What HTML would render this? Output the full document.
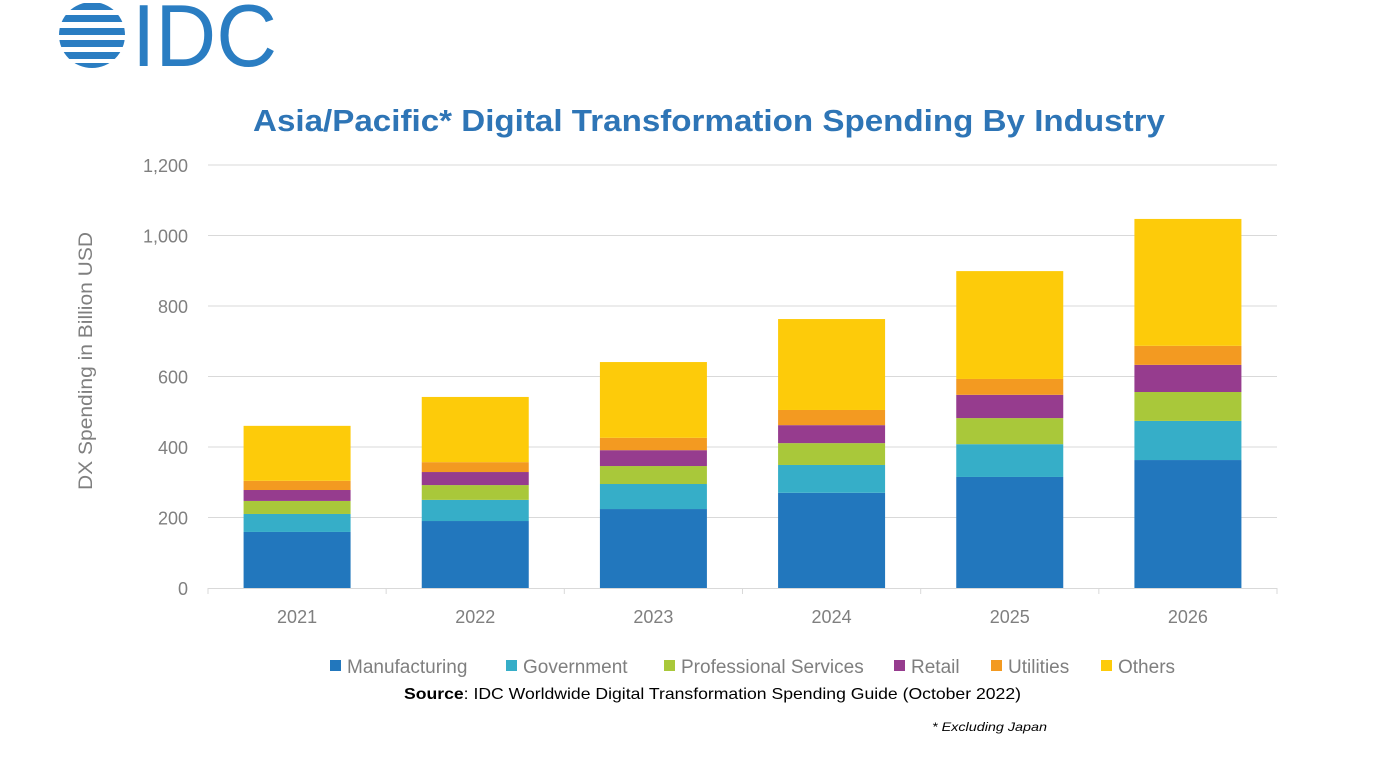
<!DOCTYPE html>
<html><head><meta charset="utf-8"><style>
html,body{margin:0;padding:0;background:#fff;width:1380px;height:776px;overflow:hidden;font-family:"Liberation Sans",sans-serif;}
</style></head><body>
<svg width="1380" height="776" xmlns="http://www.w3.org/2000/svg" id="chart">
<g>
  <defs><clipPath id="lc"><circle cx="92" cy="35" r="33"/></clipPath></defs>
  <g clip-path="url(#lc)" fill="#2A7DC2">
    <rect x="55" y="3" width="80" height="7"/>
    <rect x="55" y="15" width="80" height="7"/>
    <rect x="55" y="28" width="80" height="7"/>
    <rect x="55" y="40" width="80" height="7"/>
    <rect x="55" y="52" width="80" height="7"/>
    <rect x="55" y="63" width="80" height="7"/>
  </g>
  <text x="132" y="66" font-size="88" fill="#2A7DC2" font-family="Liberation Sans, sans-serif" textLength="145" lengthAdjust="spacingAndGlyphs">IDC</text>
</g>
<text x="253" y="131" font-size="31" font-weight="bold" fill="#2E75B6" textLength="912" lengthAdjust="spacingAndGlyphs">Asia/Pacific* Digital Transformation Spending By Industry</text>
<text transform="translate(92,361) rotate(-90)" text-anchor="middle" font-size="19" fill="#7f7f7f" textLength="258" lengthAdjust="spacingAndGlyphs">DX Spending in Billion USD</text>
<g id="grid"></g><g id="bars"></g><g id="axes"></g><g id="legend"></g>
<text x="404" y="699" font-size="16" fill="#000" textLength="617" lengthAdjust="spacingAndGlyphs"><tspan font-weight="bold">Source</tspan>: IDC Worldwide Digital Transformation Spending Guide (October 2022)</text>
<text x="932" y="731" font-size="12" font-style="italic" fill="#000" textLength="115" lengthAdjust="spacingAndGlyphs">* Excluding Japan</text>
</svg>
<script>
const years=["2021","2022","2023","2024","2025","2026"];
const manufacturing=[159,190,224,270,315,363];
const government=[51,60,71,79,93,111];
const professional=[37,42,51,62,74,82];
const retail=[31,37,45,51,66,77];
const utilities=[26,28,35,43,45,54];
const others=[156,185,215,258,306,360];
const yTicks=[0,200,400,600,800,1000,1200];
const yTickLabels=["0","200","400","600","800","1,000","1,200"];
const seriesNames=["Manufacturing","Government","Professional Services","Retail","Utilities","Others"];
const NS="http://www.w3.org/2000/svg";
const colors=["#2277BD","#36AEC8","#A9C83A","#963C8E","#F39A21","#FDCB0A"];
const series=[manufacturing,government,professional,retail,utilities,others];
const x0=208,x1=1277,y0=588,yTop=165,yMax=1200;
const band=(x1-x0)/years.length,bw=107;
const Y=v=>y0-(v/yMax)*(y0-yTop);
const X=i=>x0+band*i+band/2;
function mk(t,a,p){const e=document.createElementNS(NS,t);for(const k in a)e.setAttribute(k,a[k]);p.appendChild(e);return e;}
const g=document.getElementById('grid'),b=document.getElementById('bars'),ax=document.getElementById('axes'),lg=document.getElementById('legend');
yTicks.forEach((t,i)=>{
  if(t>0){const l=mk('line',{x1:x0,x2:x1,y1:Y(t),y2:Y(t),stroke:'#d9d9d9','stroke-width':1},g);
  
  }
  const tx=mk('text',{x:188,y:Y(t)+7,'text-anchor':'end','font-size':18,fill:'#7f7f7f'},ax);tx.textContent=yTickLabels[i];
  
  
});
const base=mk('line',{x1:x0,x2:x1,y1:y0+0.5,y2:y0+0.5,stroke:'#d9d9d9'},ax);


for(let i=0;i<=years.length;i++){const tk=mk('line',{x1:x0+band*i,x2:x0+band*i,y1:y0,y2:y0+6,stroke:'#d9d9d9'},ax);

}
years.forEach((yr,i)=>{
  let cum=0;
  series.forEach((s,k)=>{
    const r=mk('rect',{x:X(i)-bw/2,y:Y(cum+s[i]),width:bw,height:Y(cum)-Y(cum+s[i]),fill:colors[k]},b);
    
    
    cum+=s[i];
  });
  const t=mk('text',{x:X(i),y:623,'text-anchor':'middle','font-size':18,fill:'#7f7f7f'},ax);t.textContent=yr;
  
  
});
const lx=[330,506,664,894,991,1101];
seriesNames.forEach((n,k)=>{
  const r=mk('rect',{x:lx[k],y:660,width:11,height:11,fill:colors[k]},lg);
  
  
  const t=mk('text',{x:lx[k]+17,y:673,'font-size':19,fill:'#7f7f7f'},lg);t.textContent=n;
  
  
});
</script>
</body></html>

= DESCRIPTION OF THE TASK =
Scan the lines above for "document", then copy every one that has it.

= WRITTEN RESPONSE =
What HTML would render this? Output the full document.
function mk(t,a,p){const e=document.createElementNS(NS,t);for(const k in a)e.setAttribute(k,a[k]);p.appendChild(e);return e;}
const g=document.getElementById('grid'),b=document.getElementById('bars'),ax=document.getElementById('axes'),lg=document.getElementById('legend');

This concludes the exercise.